The US Treasury and The Bureau of Engraving and Printing (BEP) collaborated on a three-phased solution:
- Big numbers
- Banknote Readers
- Tactile Feature(s)
Although recent issues of all denominations but the one dollar note have featured large numbers, there has as yet been no introduction of a tactile feature. Technology has been employed in the US by the visually impaired for years, which is now aided by smartphone readers and pocket-sized readers such as the iBill Reader distributed freely by the BEP starting last summer. Technology is a fantastic tool for the visually impaired when it is available and working. The problem is the only real tool a blind or visually impaired person can rely on when handling money is their sense of touch.
Other countries like Canada and Australia have successfully adopted tactile features into their banknotes without the resulting calamity of jammed ATM’s, banknote counters and banknote sorting machines. Perhaps in the US there is more reason than just machines for remaining cool on tactile features. With US banknotes being the most widely used currency in the world and possessing a relatively long lifespan it is likely that any tactile feature would degrade towards uselessness long before the destruction and replacement of the banknote. In the above noted examples of Canada and Australia, both countries employ polymer substrates that have both a long life expectance and the ability to retain tactile features pressed into the note (something like braille dots).

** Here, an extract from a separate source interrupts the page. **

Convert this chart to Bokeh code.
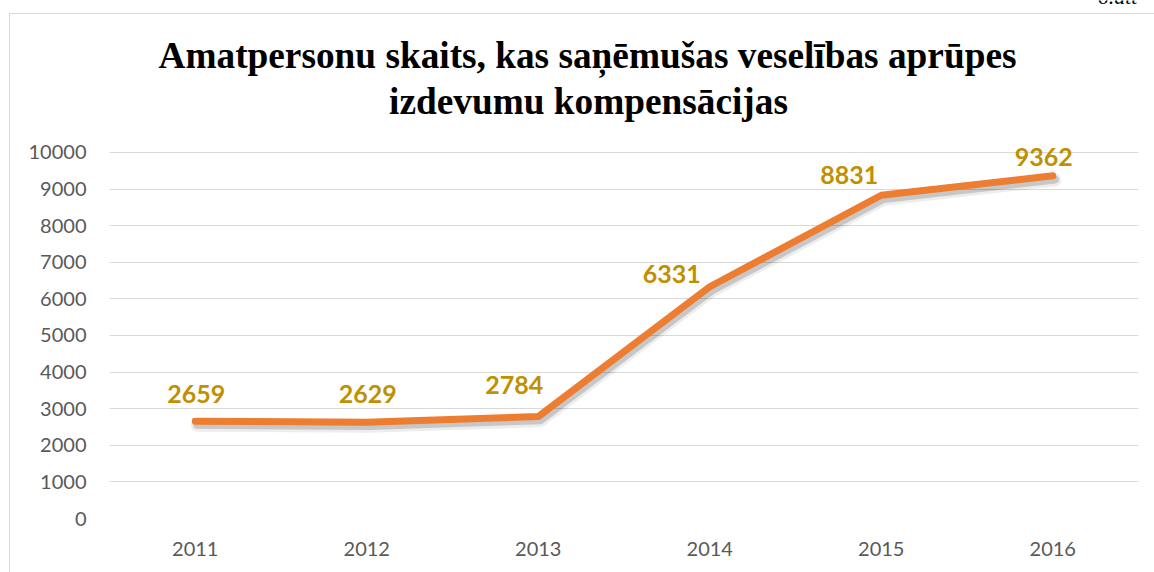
from bokeh.plotting import figure
from bokeh.models import ColumnDataSource, LabelSet, Label, FixedTicker, Range1d
from bokeh.core.properties import value
from bokeh.transform import dodge
from bokeh.embed import file_html
from bokeh.resources import INLINE

# ---- data ----
years = ["2011", "2012", "2013", "2014", "2015", "2016"]
counts = [2659, 2629, 2784, 6331, 8831, 9362]
y_ticks = [0, 1000, 2000, 3000, 4000, 5000, 6000, 7000, 8000, 9000, 10000]
title_lines = ["Amatpersonu skaits, kas saņēmušas veselības aprūpes",
               "izdevumu kompensācijas"]
corner_note = "6.att"

# label placement (screen px, styling only)
label_dx = [1, 1, -24, -38, -32, -9]
label_dy = [18, 19, 23, 4, 11, 10]

src = ColumnDataSource(data=dict(
    year=years, count=counts, label=[str(c) for c in counts],
    dx=label_dx, dy=label_dy,
))

# frame spans canvas top (y=0) to 518; 10000 sits at y=152
p = figure(x_range=years, y_range=Range1d(0, 14153), width=1154, height=572,
           output_backend="svg", toolbar_location=None,
           min_border_left=109, min_border_right=16,
           min_border_top=0, min_border_bottom=54)
p.styles = {
    "position": "absolute", "left": "0px", "top": "0px",
    "background": ("linear-gradient(#d9d9d9, #d9d9d9) 9px 13px / 1px 700px no-repeat, "
                   "linear-gradient(#d9d9d9, #d9d9d9) 9px 13px / 1300px 1px no-repeat, "
                   "#ffffff"),
}
p.outline_line_color = None
p.background_fill_alpha = 0
p.border_fill_alpha = 0

# grid / axes
p.xgrid.grid_line_color = None
p.ygrid.grid_line_color = "#d9d9d9"
p.ygrid.grid_line_width = 1
p.yaxis.ticker = FixedTicker(ticks=y_ticks)
for ax in (p.xaxis, p.yaxis):
    ax.axis_line_color = None
    ax.major_tick_line_color = None
    ax.minor_tick_line_color = None
    ax.major_tick_out = 0
    ax.major_tick_in = 0
    ax.major_label_text_font = "Lato"
    ax.major_label_text_font_size = "20px"
    ax.major_label_text_color = "#595959"
p.yaxis.major_label_standoff = 23
p.xaxis.major_label_standoff = 23

# shadow
p.line(x=dodge("year", 0.012, range=p.x_range), y=dodge("count", -110, range=p.y_range),
       source=src, line_color="black", line_alpha=0.07, line_width=13,
       line_join="round", line_cap="round")
p.line(x=dodge("year", 0.012, range=p.x_range), y=dodge("count", -100, range=p.y_range),
       source=src, line_color="black", line_alpha=0.16, line_width=8,
       line_join="round", line_cap="round")
# main line
p.line(x="year", y="count", source=src, line_color="#ED7D31", line_width=7,
       line_join="round", line_cap="round")

# data labels
p.add_layout(LabelSet(x="year", y="count", text="label", source=src,
                      x_offset="dx", y_offset="dy",
                      text_align="center", text_baseline="alphabetic",
                      text_font=value("Lato"), text_font_style="bold",
                      text_font_size="25px", text_color="#BF9000"))

# title (two lines)
p.add_layout(Label(x=2.787, y=12650, text=title_lines[0], text_align="center",
                   text_baseline="alphabetic", text_font="Liberation Serif",
                   text_font_style="bold", text_font_size="37.3px", text_color="black"))
p.add_layout(Label(x=2.793, y=11393, text=title_lines[1], text_align="center",
                   text_baseline="alphabetic", text_font="Liberation Serif",
                   text_font_style="bold", text_font_size="37.3px", text_color="black"))

# corner note (mostly off-page)
p.add_layout(Label(x=5.994, y=14262, text=corner_note, text_align="right",
                   text_baseline="alphabetic", text_font="Liberation Serif",
                   text_font_style="italic", text_font_size="22px", text_color="black"))

open("out.html", "w").write(file_html(p, INLINE))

The BEP remains committed to finding and incorporating a suitable tactile feature on US banknotes that the blind and visually impaired communities will find easy and reliable. However there is obvious pressure from a number of constituents of equal weight and opposite objectives. With the ACB pushing in one direction (a struggle they cannot lose from a legal standpoint) and the ATM community, off-shore banknote demands and composition restrictions shoving back with equal vigour, it will be interesting to see what compromises can appease all stakeholders.